• [Information supplied]:

- - -

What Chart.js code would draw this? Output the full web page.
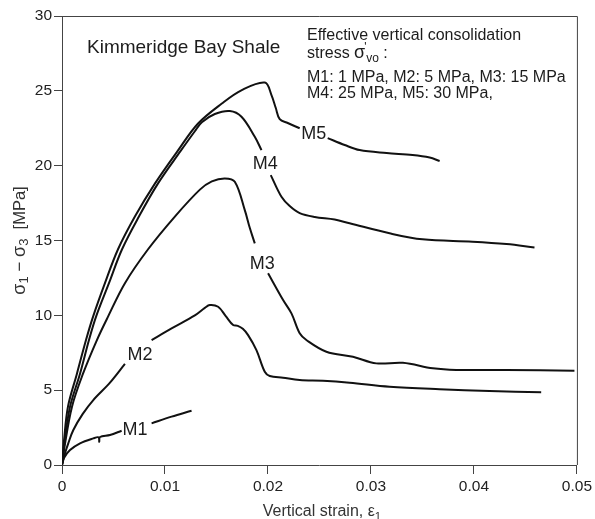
<!DOCTYPE html>
<html>
<head>
<meta charset="utf-8">
<script src="https://cdn.jsdelivr.net/npm/chart.js@4.4.1/dist/chart.umd.min.js"></script>
<style>
  html, body { margin: 0; padding: 0; background: #fff; }
  #wrap { width: 595px; height: 519px; }
</style>
</head>
<body>
<div id="wrap"><canvas id="chart"></canvas></div>
<script>
// values (strain [-], deviator stress [MPa]); null = gap left for the curve label
const m1Strain = [0, 0.00019, 0.00078, 0.00175, 0.00304, 0.00355, 0.00362, 0.00369, 0.00466, 0.00579, 0.007, 0.0087, 0.01064, 0.01258];
const m1Stress = [0, 0.47, 1.0, 1.45, 1.78, 1.85, 1.55, 1.87, 2.0, 2.29, null, 2.78, 3.23, 3.63];

const m2Strain = [0, 0.00029, 0.00061, 0.0011, 0.002, 0.00304, 0.00466, 0.00611, 0.0075, 0.0087, 0.01064, 0.0129, 0.01387, 0.01435, 0.01516, 0.0159, 0.01662, 0.01707, 0.01756, 0.01807, 0.01888, 0.01969, 0.02017, 0.02146, 0.02308, 0.02534, 0.02793, 0.03181, 0.03666, 0.04151, 0.04653];
const m2Stress = [0, 0.78, 1.45, 2.34, 3.4, 4.34, 5.5, 6.75, null, 8.35, 9.13, 10.0, 10.5, 10.69, 10.57, 9.95, 9.35, 9.3, 9.1, 8.68, 7.68, 6.23, 5.95, 5.83, 5.68, 5.63, 5.5, 5.23, 5.06, 4.94, 4.86];

const m3Strain = [0, 0.00024, 0.00097, 0.00204, 0.00339, 0.00446, 0.00611, 0.00834, 0.01096, 0.01339, 0.01455, 0.01581, 0.01678, 0.01775, 0.01824, 0.01872, 0.0192, 0.02001, 0.02147, 0.02228, 0.02308, 0.02373, 0.02567, 0.02825, 0.03052, 0.0331, 0.03601, 0.03828, 0.04313, 0.04976];
const m3Stress = [0, 1.2, 3.9, 6.1, 8.35, 9.9, 12.15, 14.4, 16.6, 18.4, 18.95, 19.15, 18.93, 17.03, 15.83, 14.81, null, 12.81, 11.02, 10.13, 8.8, 8.35, 7.57, 7.23, 6.79, 6.83, 6.46, 6.35, 6.35, 6.3];

const m4Strain = [0, 0.00024, 0.00078, 0.00175, 0.00262, 0.0033, 0.00456, 0.00582, 0.00747, 0.00931, 0.01154, 0.0129, 0.01358, 0.01484, 0.0163, 0.01743, 0.01872, 0.01937, 0.0199, 0.02027, 0.02131, 0.02211, 0.02308, 0.02454, 0.02648, 0.02793, 0.03181, 0.03501, 0.03986, 0.04316, 0.04588];
const m4Stress = [0, 1.5, 3.9, 6.1, 8.35, 9.9, 12.15, 14.4, 16.6, 18.8, 21.0, 22.3, 22.9, 23.45, 23.65, 23.27, 21.93, 21.04, null, 19.37, 17.92, 17.3, 16.83, 16.57, 16.4, 16.15, 15.48, 15.08, 14.92, 14.76, 14.54];

const m5Strain = [0, 0.00019, 0.00058, 0.00145, 0.00233, 0.00301, 0.00417, 0.00543, 0.00708, 0.00902, 0.01125, 0.01319, 0.01552, 0.01746, 0.0197, 0.02034, 0.02076, 0.02114, 0.02192, 0.02308, 0.0245, 0.0258, 0.02745, 0.0289, 0.03152, 0.03404, 0.0357, 0.03667];
const m5Stress = [0, 1.6, 3.9, 6.1, 8.35, 9.9, 12.15, 14.4, 16.6, 18.8, 21.0, 22.8, 24.15, 25.05, 25.55, 24.72, 23.85, 23.11, 22.85, 22.5, null, 21.84, 21.38, 21.04, 20.84, 20.71, 20.54, 20.31];

const curveNames = ['M1', 'M2', 'M3', 'M4', 'M5'];
const labelStrain = [0.00708, 0.00757, 0.01945, 0.01974, 0.02444];
const labelStress = [2.44, 7.45, 13.53, 20.2, 22.2];

const xTickLabels = ['0', '0.01', '0.02', '0.03', '0.04', '0.05'];
const yTickLabels = ['0', '5', '10', '15', '20', '25', '30'];

const titleText = 'Kimmeridge Bay Shale';
const noteLines = ['Effective vertical consolidation', 'stress', 'M1: 1 MPa, M2: 5 MPa, M3: 15 MPa', 'M4: 25 MPa, M5: 30 MPa,'];

const FONT = '"Liberation Sans", Arial, sans-serif';
const axisColor = '#444';
const textColor = '#1c1c1c';

function toPoints(xs, ys) {
  return xs.map((v, i) => ({ x: v, y: ys[i] }));
}

const series = [[m1Strain, m1Stress], [m2Strain, m2Stress], [m3Strain, m3Stress], [m4Strain, m4Stress], [m5Strain, m5Stress]];

const datasets = series.map((s, i) => ({
  label: curveNames[i],
  data: toPoints(s[0], s[1]),
  showLine: true,
  borderColor: '#111',
  borderWidth: 2,
  pointRadius: 0,
  tension: 0.35,
  spanGaps: false
}));

// draws a run of [text, size, dy] pieces starting at x0
function drawRuns(ctx, runs, x0, y0) {
  let x = x0;
  runs.forEach(r => {
    ctx.font = r[1] + 'px ' + FONT;
    ctx.fillText(r[0], x, y0 + r[2]);
    x += ctx.measureText(r[0]).width;
  });
  return x;
}
function runsWidth(ctx, runs) {
  let w = 0;
  runs.forEach(r => { ctx.font = r[1] + 'px ' + FONT; w += ctx.measureText(r[0]).width; });
  return w;
}

const textPlugin = {
  id: 'textPlugin',
  afterDraw(chart) {
    const { ctx, chartArea: a, scales } = chart;
    const sx = scales.x, sy = scales.y;
    ctx.save();

    // top and right frame
    ctx.strokeStyle = axisColor;
    ctx.lineWidth = 1;
    ctx.beginPath();
    ctx.moveTo(a.left, a.top + 0.5);
    ctx.lineTo(a.right + 0.5, a.top + 0.5);
    ctx.lineTo(a.right + 0.5, a.bottom);
    ctx.stroke();

    ctx.fillStyle = textColor;
    ctx.textBaseline = 'alphabetic';
    ctx.textAlign = 'left';

    // title
    ctx.font = '19px ' + FONT;
    ctx.fillText(titleText, 87, 53);

    // note
    ctx.font = '16px ' + FONT;
    ctx.fillText(noteLines[0], 307, 40);
    let xe = drawRuns(ctx, [[noteLines[1] + ' ', 16, 0], ['σ', 18, 0]], 307, 58);
    ctx.font = '12px ' + FONT;
    ctx.fillText('\'', xe - 1, 51);
    xe = drawRuns(ctx, [['vo', 12, 4], [' :', 16, 0]], xe + 1, 58);
    ctx.font = '16px ' + FONT;
    ctx.fillText(noteLines[2], 307, 82);
    ctx.fillText(noteLines[3], 307, 98);

    // curve labels
    ctx.font = '18px ' + FONT;
    ctx.textAlign = 'center';
    curveNames.forEach((n, i) => {
      ctx.fillText(n, sx.getPixelForValue(labelStrain[i]), sy.getPixelForValue(labelStress[i]) + 6.5);
    });

    // x axis title
    ctx.textAlign = 'left';
    ctx.fillStyle = '#333';
    const xRuns = [['Vertical strain, ', 16, 0], ['ε', 16, 0], ['1', 11.5, 4]];
    const xw = runsWidth(ctx, xRuns);
    drawRuns(ctx, xRuns, 322 - xw / 2, 516);

    // y axis title
    const yRuns = [['σ', 18, 0], ['1', 13, 3], [' − ', 17, 0], ['σ', 18, 0], ['3', 13, 3], ['  [MPa]', 16.5, 0]];
    ctx.translate(25, (a.top + a.bottom) / 2);
    ctx.rotate(-Math.PI / 2);
    const yw = runsWidth(ctx, yRuns);
    drawRuns(ctx, yRuns, -yw / 2, 0);

    ctx.restore();
  }
};

Chart.defaults.font.family = FONT;

new Chart(document.getElementById('chart'), {
  type: 'scatter',
  data: { datasets },
  plugins: [textPlugin],
  options: {
    responsive: true,
    maintainAspectRatio: false,
    animation: false,
    layout: { padding: { top: 16, right: 15, left: 0, bottom: 0 } },
    plugins: { legend: { display: false }, tooltip: { enabled: false } },
    scales: {
      x: {
        type: 'linear',
        min: 0,
        max: 0.05,
        afterFit: s => { s.height = 54; },
        ticks: {
          stepSize: 0.01,
          color: '#222',
          font: { size: 15.5 },
          padding: 3,
          maxRotation: 0,
          callback: (v, i) => xTickLabels[i]
        },
        grid: { display: true, drawOnChartArea: false, drawTicks: true, tickLength: 9, color: axisColor },
        border: { display: true, color: axisColor }
      },
      y: {
        type: 'linear',
        min: 0,
        max: 30,
        afterFit: s => { s.width = 62; },
        ticks: {
          stepSize: 5,
          color: '#222',
          font: { size: 15.5 },
          padding: 2,
          callback: (v, i) => yTickLabels[i]
        },
        grid: { display: true, drawOnChartArea: false, drawTicks: true, tickLength: 8, color: axisColor },
        border: { display: true, color: axisColor }
      }
    }
  }
});
</script>
</body>
</html>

- - -

Take the material above from its first line through the line holding "5.06, 4.94, 4.86];" and set it down exactly, without the pictures.

What Chart.js code would draw this? Output the full web page.
<!DOCTYPE html>
<html>
<head>
<meta charset="utf-8">
<script src="https://cdn.jsdelivr.net/npm/chart.js@4.4.1/dist/chart.umd.min.js"></script>
<style>
  html, body { margin: 0; padding: 0; background: #fff; }
  #wrap { width: 595px; height: 519px; }
</style>
</head>
<body>
<div id="wrap"><canvas id="chart"></canvas></div>
<script>
// values (strain [-], deviator stress [MPa]); null = gap left for the curve label
const m1Strain = [0, 0.00019, 0.00078, 0.00175, 0.00304, 0.00355, 0.00362, 0.00369, 0.00466, 0.00579, 0.007, 0.0087, 0.01064, 0.01258];
const m1Stress = [0, 0.47, 1.0, 1.45, 1.78, 1.85, 1.55, 1.87, 2.0, 2.29, null, 2.78, 3.23, 3.63];

const m2Strain = [0, 0.00029, 0.00061, 0.0011, 0.002, 0.00304, 0.00466, 0.00611, 0.0075, 0.0087, 0.01064, 0.0129, 0.01387, 0.01435, 0.01516, 0.0159, 0.01662, 0.01707, 0.01756, 0.01807, 0.01888, 0.01969, 0.02017, 0.02146, 0.02308, 0.02534, 0.02793, 0.03181, 0.03666, 0.04151, 0.04653];
const m2Stress = [0, 0.78, 1.45, 2.34, 3.4, 4.34, 5.5, 6.75, null, 8.35, 9.13, 10.0, 10.5, 10.69, 10.57, 9.95, 9.35, 9.3, 9.1, 8.68, 7.68, 6.23, 5.95, 5.83, 5.68, 5.63, 5.5, 5.23, 5.06, 4.94, 4.86];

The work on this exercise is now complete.